The third volume in the series, Acquired Traits, is a continuation of the second. The characters, setting and storyline flow seamlessly from it. In this volume, the threads that interlace the story are pulled tight into a dramatic climax. Events one thousand years earlier merge with the present and coalesce into a unified whole, telling a story of biological ascendancy with ancient roots and bringing a reign of terror in the present to an end.

Branded as murderers and forced into hiding in the jungle planet’s deepest recesses, pilot John Soledad, biologist Rachel Sanders and nurse Donna Applegate survive on their wits, frequent field remedies applied by Donna and occasional late- night raids on the colony’s storage warehouses for needed supplies. While the trio struggles to survive, another threat – one more virulent than the jungle’s life forms – threatens the very survival of the new colony. Rachel’s venom-induced visions are telling her something – revealing to her the terrible nature of the danger – and arousing what seem like memories of things and events ancient, dark and monstrous.

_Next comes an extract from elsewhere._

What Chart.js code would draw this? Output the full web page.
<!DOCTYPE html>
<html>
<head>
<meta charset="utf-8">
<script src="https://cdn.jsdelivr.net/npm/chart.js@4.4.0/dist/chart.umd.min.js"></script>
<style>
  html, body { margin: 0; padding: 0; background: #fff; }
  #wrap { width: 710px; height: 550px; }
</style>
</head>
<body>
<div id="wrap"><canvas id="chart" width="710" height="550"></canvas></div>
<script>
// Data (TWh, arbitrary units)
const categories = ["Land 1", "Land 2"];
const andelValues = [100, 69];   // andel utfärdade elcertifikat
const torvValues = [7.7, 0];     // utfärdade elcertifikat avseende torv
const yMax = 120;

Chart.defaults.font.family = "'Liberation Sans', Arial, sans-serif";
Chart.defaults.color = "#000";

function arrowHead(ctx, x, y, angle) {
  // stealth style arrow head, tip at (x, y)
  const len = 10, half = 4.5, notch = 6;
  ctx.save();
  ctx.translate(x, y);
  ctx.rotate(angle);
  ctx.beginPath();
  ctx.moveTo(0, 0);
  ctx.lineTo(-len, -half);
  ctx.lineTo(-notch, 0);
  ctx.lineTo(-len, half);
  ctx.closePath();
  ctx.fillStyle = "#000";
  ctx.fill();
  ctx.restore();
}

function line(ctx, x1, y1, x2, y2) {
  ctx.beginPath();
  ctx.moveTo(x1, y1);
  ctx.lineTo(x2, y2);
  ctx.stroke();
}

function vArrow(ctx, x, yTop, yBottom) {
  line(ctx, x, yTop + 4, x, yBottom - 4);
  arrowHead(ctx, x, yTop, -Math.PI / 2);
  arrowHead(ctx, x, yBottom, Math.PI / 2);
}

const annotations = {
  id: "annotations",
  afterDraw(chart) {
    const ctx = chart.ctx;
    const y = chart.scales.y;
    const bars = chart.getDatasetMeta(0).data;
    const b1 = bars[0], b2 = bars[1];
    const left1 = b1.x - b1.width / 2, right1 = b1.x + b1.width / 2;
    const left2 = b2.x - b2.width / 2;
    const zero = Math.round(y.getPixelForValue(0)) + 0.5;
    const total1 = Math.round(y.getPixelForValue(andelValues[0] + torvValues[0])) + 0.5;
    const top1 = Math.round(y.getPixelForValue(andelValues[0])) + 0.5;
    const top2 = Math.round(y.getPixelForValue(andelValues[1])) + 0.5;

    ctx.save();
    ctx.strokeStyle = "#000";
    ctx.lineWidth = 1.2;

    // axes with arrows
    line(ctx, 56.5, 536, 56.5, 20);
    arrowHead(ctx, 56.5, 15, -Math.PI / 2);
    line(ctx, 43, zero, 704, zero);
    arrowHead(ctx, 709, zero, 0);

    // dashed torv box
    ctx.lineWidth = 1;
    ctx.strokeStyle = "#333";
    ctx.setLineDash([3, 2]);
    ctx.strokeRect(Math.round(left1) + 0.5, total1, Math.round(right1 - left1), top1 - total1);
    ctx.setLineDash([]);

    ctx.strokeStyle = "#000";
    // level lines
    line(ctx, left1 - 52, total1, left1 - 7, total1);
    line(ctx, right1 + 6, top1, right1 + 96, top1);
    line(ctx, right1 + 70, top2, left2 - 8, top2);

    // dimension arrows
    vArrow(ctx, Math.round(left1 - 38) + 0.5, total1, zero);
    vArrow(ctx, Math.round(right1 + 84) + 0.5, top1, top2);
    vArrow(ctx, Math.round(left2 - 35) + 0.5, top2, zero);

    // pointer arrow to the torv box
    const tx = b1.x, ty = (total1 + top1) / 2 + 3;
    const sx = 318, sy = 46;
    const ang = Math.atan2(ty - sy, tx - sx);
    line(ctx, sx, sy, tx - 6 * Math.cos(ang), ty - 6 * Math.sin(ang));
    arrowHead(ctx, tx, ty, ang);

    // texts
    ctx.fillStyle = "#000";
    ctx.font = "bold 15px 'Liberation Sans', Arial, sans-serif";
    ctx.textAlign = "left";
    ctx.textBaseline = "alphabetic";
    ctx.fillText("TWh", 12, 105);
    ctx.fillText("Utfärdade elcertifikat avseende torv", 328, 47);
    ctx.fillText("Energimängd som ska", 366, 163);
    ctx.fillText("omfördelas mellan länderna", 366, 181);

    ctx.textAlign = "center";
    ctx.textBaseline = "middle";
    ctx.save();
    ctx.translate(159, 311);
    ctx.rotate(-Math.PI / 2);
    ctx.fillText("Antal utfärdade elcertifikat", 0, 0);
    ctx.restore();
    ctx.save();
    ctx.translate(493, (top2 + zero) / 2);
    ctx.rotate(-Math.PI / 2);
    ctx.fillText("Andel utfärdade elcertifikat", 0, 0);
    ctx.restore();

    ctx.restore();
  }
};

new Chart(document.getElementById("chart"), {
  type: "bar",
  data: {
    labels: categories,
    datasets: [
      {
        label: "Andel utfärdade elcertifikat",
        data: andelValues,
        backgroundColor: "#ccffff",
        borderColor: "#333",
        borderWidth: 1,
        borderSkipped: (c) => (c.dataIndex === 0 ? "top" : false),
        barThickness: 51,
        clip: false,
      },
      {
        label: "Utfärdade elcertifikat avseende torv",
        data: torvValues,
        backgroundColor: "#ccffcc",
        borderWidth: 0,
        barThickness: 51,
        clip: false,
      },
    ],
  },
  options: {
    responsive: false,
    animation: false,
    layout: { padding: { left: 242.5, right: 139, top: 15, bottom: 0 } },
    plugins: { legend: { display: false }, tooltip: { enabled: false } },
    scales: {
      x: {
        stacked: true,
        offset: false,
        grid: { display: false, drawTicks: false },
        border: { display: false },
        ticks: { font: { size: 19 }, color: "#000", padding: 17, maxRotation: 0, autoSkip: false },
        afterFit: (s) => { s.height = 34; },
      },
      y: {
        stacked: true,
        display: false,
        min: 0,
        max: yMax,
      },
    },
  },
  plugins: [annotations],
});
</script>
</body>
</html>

Like the second volume, the third is constructed in vignettes and subplots woven around a central theme. The subplots are designed to introduce new and interesting characters who play crucial roles in the outcome of the story or to carry the central theme forward. Each subplot can be interwoven serially, weaving an evermore-complex tale of intrigue and mystery where questions are posed and answers provided in a rich and fascinating alien environment. Mystery fans will find the story mesmerizing for its wealth of dramatic allure.

We discover in the third volume that the story is much more than the sum of its parts. The place, the context, and the subtext define the story too and the message embedded in it is about our role and place in the biological world. For those of us who may never have known in the first place, or for those who may have forgotten, it is a story that reminds us that we are at our most basic a species with a place in the great biological hierarchy.